Libyan premier Fayez al Sarraj suspended Interior Minister Fathi Bashagha over his statements and orders amid protests over poor public services and living conditions.
The head of Libya's internationally recognised government has suspended the country's powerful interior minister from his duties, saying his handling of street protests and a violent crackdown against them would be investigated.
The move coincides with reports of growing friction between Fayez al Sarraj, Prime Minister of Government of National Accord (GNA), and Interior Minister Fathi Bashagha, an influential figure from the port city and military power base of Misrata.
Bashagha, who was nominated in 2018, played a central role during a 14-month offensive on Tripoli by warlord Khalifa Haftar's militas that the GNA repelled in June with the support from Turkey.

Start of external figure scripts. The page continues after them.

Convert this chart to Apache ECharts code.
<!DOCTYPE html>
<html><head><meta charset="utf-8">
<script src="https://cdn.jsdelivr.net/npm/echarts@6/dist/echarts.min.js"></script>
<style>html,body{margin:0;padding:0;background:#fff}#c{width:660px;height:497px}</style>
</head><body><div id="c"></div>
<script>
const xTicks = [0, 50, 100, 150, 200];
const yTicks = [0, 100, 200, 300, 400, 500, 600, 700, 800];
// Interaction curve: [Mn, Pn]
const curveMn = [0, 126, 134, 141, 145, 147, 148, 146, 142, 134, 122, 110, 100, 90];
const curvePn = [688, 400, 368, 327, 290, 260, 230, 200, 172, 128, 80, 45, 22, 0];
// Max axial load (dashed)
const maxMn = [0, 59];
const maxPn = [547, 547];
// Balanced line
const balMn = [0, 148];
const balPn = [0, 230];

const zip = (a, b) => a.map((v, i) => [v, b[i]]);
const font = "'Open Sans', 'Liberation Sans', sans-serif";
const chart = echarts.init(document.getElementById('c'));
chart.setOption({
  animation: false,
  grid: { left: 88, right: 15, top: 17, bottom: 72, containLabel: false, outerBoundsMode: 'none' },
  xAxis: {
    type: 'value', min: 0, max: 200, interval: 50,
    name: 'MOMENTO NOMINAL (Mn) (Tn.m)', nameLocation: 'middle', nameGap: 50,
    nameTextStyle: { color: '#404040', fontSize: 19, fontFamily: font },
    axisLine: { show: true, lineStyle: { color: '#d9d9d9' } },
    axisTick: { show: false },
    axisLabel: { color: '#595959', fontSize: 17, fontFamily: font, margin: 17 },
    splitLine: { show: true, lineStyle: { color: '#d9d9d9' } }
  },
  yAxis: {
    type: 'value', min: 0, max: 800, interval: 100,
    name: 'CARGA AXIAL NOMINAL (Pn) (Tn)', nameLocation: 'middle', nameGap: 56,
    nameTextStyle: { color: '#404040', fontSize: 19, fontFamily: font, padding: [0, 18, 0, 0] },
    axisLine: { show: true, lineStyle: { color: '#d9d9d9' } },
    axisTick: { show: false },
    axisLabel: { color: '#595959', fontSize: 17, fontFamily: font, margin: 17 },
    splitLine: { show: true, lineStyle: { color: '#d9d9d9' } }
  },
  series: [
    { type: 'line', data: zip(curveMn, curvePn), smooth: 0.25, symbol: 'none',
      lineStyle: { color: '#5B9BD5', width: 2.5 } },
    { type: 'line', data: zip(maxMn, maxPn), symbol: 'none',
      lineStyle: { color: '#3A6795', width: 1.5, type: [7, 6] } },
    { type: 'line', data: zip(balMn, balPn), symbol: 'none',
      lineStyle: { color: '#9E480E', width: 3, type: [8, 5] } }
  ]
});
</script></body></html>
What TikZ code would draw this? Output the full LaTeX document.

READ MORE: Libyan PM begins cabinet reshuffle amid protests
A decree issued by Sarraj said Bashagha would be investigated by the GNA leadership within 72 hours, and his duties would be assumed by a deputy minister, Khalid Ahmad Mazen.
"An investigation has been opened against the Interior Minister regarding his statements, orders and ensuring the necessary protection of the demonstrators in Tripoli and some other cities," the statement said.
A separate decree assigned a regional force headed by Osama Jweili, a commander from another militarily powerful city, Zintan, to help ensure security in Tripoli.
In a statement, Bashagha expressed readiness for an investigation, but said it should be televised to ensure transparency.
Since Sunday protests over worsening living conditions and corruption have escalated in Tripoli. Armed men have used gunfire to disperse demonstrators, and Serraj has imposed a 24-hour curfew for four days to counter the new coronavirus, a move seen by critics as a tactic for curbing the protests.
The interior ministry under Bashagha said it was ready to protect peaceful protesters from armed groups.
READ MORE: Pro-Haftar militias violate Libya ceasefire
Surge in Covid-19 cases
Libya has seen a surge in coronavirus infections in recent weeks, with most of the cases in the country’s west.
So far, authorities have reported more than 12,629 cases, including 226 deaths, though the actual numbers are thought to be far higher, in part due to limited testing.
The pandemic has worsened the economic situation for many in the oil-rich country, already torn by years of conflict.
Oil-rich Libya was plunged into chaos when a NATO-backed uprising in 2011 toppled longtime dictator Muammar Gaddafi, who was later killed.
Libya has since been in chaos with rival political and armed groups battling for control.